A PUBLIC park in Langwarrin has been saved from redevelopment after an intense community campaign.
Plans to build a kindergarten at Langwarrin’s Long Street Reserve were scrapped at Frankston Council’s last meeting. Instead, the Langwarrin Community Centre has been chosen as the kindergarten’s new home.
Frankston councillors secretly voted to nominate Long Street Reserve as their preferred site for a new kindergarten in a behind-closed-doors meeting late last year. The unanimous vote was made public soon after, and backlash began.
A petition with more than 1700 signatures was handed to Frankston Council opposing the plans. It read “Long Street Reserve isn’t only an important place for the surrounding residents but the whole of the Langwarrin community. It is a meeting point for friends and family, a place for dogs to run around, home to many Australian native flora and wildlife. It is a safe playground accommodating for children of all ages, which is hard to find in Langwarrin.”
“This proposal will transform our safe and quiet neighbourhood to a high-risk area due to the increased traffic. We, the undersigned, are the advocate for the neighbourhood, our children, nature and wildlife and we request that the Frankston City Council stop this proposal,” the petition read.
Frankston Council voted to abandon its Long Street Reserve plans last Monday, 31 July. Instead councillors chose Langwarrin Community Centre as the new site for the kinder, and also voted to begin the process of upgrading the nearby Athol Reserve. The mayor Nathan Conroy said that the Langwarrin Community Centre solution had only recently emerged, and was a “no-brainer”.
“This has been going on for close to ten years trying to pick out a site in Langwarrin,” he said. “The reason I am going to support this is because it invests in upgrading Athol Reserve, we will monitor traffic management, we avoid building on Long Street, we will save Langwarrin Community Centre first and foremost, and after ten years of investigations we are going to deliver the kinder and maternal and child health rooms that are needed for the future generations of Langwarrin.”
A report prepared by council officers read that the Langwarrin Community Centre had approached council seeking to “explore the opportunity to provide early years services.”
“Considering the current proposal for the Langwarrin Child and Family Centre at Long Street Reserve and the strong community interest, this presented an opportunity to investigate the Langwarrin Community Centre as an alternative location for early years service provision,” council officers wrote. “All feasibility assessments have confirmed that the Langwarrin Community Centre is feasible to accommodate the early years services.

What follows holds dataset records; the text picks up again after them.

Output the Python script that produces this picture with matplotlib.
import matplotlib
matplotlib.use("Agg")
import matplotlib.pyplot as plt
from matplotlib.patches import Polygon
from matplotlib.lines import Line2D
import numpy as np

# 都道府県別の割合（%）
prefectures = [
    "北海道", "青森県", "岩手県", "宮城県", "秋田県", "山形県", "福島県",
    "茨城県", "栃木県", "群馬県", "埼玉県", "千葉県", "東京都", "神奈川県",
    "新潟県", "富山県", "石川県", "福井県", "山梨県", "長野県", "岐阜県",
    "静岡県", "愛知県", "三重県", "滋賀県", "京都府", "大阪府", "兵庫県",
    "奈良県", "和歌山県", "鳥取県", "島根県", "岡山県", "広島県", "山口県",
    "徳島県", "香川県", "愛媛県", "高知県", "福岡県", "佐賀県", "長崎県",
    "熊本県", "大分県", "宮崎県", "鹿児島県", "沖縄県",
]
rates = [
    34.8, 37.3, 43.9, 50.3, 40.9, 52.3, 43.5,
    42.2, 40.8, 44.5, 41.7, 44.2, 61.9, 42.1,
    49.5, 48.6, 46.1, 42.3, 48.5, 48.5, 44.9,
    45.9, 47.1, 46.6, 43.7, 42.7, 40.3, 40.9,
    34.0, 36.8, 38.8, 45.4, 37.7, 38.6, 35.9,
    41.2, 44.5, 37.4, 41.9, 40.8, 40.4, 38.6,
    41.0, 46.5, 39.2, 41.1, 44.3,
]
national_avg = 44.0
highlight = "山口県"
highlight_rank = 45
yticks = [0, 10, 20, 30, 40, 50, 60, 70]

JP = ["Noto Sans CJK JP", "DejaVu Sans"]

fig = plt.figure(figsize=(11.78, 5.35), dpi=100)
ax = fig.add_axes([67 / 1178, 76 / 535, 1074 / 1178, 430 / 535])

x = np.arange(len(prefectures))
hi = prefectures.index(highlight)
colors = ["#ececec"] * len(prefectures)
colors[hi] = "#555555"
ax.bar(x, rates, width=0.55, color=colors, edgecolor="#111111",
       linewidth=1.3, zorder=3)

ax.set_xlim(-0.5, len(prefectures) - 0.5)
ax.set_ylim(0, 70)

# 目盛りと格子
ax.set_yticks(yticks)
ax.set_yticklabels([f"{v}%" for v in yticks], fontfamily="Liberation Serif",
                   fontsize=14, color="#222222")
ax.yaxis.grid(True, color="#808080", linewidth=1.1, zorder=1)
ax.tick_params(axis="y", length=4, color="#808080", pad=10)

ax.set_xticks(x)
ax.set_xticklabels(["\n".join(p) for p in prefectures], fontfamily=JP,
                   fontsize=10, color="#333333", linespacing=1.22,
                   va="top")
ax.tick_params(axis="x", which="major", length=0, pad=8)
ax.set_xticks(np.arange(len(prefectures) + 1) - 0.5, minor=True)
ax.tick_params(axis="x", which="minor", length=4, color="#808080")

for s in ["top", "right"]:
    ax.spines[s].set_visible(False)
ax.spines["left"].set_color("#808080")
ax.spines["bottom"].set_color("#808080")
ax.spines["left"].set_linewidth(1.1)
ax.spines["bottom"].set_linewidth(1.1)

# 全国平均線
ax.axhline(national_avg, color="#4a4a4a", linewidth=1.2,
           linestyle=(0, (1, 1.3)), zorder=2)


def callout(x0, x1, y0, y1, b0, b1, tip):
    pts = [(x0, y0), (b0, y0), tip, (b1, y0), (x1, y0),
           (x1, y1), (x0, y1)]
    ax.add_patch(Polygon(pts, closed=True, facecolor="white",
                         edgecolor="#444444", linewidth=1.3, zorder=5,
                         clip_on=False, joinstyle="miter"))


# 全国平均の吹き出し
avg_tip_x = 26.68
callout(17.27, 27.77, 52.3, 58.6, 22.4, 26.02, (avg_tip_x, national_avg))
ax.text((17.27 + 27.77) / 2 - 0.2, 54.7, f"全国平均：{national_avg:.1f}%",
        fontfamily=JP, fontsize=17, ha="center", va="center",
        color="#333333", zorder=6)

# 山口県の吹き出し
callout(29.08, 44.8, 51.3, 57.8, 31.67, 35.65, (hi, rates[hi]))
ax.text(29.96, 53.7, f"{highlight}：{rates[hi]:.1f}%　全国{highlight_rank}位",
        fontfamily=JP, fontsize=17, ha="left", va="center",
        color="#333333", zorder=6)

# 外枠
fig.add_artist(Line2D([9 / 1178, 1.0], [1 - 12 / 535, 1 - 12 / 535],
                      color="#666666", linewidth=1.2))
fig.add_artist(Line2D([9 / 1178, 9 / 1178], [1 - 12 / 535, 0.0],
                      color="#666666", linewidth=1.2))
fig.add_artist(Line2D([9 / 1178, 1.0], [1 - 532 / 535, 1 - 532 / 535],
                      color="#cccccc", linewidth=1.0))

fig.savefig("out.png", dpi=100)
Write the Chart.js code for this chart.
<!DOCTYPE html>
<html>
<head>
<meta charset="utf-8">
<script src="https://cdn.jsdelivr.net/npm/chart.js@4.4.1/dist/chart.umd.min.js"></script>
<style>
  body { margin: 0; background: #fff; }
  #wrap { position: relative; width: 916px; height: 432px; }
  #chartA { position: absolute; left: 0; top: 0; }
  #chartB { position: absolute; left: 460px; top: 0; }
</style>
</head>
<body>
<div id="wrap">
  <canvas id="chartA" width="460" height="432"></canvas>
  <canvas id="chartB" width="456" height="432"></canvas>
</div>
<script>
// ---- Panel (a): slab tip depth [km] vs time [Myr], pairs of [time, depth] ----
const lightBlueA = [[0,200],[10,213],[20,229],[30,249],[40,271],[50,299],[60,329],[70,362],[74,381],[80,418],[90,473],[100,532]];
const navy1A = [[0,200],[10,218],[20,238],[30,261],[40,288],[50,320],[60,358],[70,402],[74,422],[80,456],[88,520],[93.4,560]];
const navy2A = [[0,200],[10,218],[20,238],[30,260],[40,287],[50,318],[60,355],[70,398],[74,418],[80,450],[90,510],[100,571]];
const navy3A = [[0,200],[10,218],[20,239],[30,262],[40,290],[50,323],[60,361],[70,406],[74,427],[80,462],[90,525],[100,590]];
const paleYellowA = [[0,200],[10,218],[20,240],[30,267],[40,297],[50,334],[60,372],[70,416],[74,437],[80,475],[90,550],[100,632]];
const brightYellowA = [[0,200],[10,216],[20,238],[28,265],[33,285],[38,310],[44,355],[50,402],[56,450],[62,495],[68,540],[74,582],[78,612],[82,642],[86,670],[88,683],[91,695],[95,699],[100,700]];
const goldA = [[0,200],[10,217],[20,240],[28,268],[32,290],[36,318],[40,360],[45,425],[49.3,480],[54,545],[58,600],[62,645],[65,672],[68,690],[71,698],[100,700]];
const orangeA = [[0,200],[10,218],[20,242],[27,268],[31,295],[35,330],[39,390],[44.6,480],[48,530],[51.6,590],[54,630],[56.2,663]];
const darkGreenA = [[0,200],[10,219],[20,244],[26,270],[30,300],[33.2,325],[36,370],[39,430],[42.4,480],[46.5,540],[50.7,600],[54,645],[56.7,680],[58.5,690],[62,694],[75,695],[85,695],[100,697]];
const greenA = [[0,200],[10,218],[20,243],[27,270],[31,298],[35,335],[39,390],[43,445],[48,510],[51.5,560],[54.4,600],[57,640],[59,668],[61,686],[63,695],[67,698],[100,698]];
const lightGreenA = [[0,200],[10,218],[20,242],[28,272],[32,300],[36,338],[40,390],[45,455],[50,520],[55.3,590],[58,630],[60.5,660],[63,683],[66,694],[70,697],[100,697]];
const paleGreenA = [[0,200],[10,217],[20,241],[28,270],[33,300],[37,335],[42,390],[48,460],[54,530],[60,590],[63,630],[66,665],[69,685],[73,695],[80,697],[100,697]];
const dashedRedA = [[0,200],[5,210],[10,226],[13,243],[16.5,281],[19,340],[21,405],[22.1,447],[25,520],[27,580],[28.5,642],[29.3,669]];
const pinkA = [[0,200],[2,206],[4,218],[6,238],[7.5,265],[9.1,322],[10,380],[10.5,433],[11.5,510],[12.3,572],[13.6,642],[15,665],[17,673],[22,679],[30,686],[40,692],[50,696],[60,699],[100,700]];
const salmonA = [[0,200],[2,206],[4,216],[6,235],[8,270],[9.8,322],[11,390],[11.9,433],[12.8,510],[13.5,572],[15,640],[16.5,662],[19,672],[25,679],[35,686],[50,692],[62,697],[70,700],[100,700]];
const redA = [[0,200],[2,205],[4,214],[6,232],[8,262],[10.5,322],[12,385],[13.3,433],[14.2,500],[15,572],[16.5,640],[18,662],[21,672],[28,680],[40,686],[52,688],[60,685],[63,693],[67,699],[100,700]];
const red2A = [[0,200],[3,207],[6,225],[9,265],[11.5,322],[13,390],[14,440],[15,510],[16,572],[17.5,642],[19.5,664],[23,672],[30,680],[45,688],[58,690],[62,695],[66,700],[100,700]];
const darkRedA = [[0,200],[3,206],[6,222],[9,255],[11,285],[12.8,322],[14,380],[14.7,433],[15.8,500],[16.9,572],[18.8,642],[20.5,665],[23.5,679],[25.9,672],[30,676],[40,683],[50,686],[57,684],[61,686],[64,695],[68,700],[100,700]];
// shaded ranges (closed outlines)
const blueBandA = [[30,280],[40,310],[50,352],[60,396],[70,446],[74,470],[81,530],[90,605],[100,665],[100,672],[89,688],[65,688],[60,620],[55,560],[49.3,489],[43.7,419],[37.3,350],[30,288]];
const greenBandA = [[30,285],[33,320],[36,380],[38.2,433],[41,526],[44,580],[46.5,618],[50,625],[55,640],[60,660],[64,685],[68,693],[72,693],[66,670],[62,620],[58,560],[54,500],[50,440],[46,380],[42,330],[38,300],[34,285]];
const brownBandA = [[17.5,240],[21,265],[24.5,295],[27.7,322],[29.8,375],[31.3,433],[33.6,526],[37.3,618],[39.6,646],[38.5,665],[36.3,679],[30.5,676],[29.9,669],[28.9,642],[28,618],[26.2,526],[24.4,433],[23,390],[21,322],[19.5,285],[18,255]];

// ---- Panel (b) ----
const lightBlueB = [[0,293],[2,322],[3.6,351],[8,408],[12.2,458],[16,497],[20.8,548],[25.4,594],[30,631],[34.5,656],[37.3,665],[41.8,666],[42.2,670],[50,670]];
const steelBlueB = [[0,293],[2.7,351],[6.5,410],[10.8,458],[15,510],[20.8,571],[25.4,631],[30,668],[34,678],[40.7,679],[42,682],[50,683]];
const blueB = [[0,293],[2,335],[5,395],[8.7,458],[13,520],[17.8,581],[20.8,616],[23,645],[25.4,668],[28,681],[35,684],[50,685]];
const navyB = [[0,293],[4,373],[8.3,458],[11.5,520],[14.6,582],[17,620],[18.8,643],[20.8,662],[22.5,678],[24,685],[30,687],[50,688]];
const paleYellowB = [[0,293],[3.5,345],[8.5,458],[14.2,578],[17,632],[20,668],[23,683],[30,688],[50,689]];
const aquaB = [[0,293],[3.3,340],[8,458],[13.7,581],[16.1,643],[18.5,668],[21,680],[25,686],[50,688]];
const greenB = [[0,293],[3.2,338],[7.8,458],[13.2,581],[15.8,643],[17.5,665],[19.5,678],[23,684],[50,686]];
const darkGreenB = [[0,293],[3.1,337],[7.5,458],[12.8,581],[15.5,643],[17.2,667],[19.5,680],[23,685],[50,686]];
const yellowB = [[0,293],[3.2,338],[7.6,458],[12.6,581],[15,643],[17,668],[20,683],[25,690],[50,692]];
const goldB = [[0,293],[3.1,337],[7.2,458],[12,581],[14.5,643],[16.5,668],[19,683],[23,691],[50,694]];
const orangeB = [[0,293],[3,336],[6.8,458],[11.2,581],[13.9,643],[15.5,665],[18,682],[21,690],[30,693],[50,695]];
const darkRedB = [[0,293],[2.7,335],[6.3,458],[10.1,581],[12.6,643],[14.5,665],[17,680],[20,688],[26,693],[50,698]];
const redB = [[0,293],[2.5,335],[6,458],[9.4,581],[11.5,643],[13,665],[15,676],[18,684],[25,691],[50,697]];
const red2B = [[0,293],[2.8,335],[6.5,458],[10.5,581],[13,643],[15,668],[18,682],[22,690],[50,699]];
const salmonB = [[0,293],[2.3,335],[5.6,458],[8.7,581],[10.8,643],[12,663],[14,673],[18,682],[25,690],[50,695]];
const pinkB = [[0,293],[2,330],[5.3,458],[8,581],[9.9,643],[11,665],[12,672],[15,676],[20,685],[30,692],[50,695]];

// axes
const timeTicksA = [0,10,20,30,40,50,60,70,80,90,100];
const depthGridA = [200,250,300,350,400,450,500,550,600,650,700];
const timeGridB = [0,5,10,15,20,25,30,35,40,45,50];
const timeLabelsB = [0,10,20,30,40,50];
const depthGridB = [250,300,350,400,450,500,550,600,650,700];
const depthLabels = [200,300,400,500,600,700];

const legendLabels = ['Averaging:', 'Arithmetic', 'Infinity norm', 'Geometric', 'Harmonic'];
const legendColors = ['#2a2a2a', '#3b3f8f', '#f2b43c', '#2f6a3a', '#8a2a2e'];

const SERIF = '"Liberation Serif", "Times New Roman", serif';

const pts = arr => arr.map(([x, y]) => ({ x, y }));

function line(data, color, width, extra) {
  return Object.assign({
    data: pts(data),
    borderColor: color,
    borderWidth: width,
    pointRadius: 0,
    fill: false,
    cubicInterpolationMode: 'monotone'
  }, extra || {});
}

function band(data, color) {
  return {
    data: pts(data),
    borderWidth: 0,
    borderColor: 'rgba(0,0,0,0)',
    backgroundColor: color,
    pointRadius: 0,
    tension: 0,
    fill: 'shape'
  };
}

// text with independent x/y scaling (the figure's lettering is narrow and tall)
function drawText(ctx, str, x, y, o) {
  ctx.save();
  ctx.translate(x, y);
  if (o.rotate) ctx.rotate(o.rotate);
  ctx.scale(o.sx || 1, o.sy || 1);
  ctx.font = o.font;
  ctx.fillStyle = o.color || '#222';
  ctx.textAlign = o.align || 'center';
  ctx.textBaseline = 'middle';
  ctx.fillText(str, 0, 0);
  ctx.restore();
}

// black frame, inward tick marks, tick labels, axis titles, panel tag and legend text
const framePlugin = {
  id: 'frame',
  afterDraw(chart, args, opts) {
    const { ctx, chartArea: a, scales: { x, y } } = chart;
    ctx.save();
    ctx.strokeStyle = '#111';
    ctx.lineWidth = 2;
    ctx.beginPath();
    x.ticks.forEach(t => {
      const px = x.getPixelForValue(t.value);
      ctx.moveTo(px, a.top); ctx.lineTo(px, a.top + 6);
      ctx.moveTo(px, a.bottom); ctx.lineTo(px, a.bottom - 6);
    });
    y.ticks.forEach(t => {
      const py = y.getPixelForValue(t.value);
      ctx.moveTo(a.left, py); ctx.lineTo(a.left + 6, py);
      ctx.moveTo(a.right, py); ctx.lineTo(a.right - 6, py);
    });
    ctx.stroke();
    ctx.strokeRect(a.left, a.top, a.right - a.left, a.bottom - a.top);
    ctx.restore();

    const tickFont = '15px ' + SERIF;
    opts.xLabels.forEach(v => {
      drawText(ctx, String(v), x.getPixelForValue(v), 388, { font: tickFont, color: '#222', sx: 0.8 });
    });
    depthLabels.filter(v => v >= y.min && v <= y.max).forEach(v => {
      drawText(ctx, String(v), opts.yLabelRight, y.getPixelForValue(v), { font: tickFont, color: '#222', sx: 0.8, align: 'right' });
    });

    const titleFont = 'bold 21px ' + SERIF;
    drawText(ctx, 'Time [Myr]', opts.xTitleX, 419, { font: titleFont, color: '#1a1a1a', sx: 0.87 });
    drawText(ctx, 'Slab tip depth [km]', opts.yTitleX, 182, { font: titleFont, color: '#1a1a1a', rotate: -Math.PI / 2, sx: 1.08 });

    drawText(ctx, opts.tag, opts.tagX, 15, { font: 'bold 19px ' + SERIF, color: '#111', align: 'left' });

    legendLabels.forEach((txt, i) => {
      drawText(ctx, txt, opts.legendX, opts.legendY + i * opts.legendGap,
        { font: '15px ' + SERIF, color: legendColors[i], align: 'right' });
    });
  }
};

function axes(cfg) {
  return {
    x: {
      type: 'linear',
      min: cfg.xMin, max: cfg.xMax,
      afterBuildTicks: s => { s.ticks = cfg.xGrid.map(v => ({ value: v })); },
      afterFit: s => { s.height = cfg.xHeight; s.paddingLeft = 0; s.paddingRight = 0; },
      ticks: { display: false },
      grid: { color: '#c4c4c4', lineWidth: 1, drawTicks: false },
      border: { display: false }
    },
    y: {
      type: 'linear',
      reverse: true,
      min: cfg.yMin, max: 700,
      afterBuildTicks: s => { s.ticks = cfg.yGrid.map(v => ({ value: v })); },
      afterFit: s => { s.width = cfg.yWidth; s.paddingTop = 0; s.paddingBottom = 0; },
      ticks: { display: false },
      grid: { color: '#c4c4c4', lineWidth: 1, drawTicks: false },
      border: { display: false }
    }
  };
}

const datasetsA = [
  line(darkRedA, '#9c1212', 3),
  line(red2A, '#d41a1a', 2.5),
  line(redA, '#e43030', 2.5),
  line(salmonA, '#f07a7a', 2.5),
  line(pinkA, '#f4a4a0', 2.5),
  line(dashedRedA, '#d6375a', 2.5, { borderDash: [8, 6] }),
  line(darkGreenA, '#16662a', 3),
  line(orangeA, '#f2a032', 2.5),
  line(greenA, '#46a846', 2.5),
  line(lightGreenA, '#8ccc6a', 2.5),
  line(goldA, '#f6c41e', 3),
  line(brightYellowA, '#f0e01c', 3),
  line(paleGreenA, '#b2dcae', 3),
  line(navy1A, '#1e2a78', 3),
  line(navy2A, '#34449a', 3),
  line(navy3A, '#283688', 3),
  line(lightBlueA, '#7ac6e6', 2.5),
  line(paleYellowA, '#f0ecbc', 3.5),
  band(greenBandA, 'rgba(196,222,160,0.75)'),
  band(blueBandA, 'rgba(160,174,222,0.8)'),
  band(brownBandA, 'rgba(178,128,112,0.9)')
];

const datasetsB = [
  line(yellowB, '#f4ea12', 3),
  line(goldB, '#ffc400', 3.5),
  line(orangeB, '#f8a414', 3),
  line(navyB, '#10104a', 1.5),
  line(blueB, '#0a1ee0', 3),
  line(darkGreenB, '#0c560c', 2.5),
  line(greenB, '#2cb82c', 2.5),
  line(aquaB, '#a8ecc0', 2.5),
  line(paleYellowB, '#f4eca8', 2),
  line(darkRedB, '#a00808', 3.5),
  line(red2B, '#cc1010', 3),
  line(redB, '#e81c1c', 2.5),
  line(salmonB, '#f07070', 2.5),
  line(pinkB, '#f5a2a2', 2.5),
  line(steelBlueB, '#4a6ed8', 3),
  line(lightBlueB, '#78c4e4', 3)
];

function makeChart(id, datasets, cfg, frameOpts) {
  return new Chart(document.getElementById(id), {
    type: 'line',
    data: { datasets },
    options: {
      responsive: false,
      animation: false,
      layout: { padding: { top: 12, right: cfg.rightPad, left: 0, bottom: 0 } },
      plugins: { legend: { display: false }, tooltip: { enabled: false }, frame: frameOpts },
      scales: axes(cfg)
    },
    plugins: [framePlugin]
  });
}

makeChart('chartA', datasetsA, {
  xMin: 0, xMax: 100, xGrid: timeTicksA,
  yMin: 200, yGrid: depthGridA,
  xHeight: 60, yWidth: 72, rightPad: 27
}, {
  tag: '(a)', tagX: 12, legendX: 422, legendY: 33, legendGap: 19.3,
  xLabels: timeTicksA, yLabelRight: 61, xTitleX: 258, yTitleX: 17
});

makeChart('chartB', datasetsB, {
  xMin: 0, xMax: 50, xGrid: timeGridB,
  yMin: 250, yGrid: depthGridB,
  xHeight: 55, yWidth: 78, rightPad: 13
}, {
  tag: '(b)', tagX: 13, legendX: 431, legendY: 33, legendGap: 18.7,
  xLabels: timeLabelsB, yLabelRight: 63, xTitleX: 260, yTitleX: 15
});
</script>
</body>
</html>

Officers have worked collaboratively with the Langwarrin Community Centre Committee to reach an in-principle agreement on proposed changes to the space within the centre.”
The deal still relies on ministerial approval and a state government contribution of $6.75 million. The council report read that there is “indicative state government funding” for the project which is “subject to establishing a ‘building blocks partnership agreement’ with state government and maintaining the existing Long Street kindergarten for the provision of kindergarten to not reduce the number of kindergarten places overall.”
Council has agreed to spend $75,000 this financial year to help the Langwarrin Community Centre with the transition, and pay a recurrent site management fee.
Seven out of nine Frankston councillors voted to approve the Langwarrin Community Centre option last week – councillors Liam Hughes and Steven Hughes abstained. The abstaining councillors flagged support for an alternate motion which would have also approved the community centre solution without the condition of ministerial approval, but ultimately the alternate was not raised.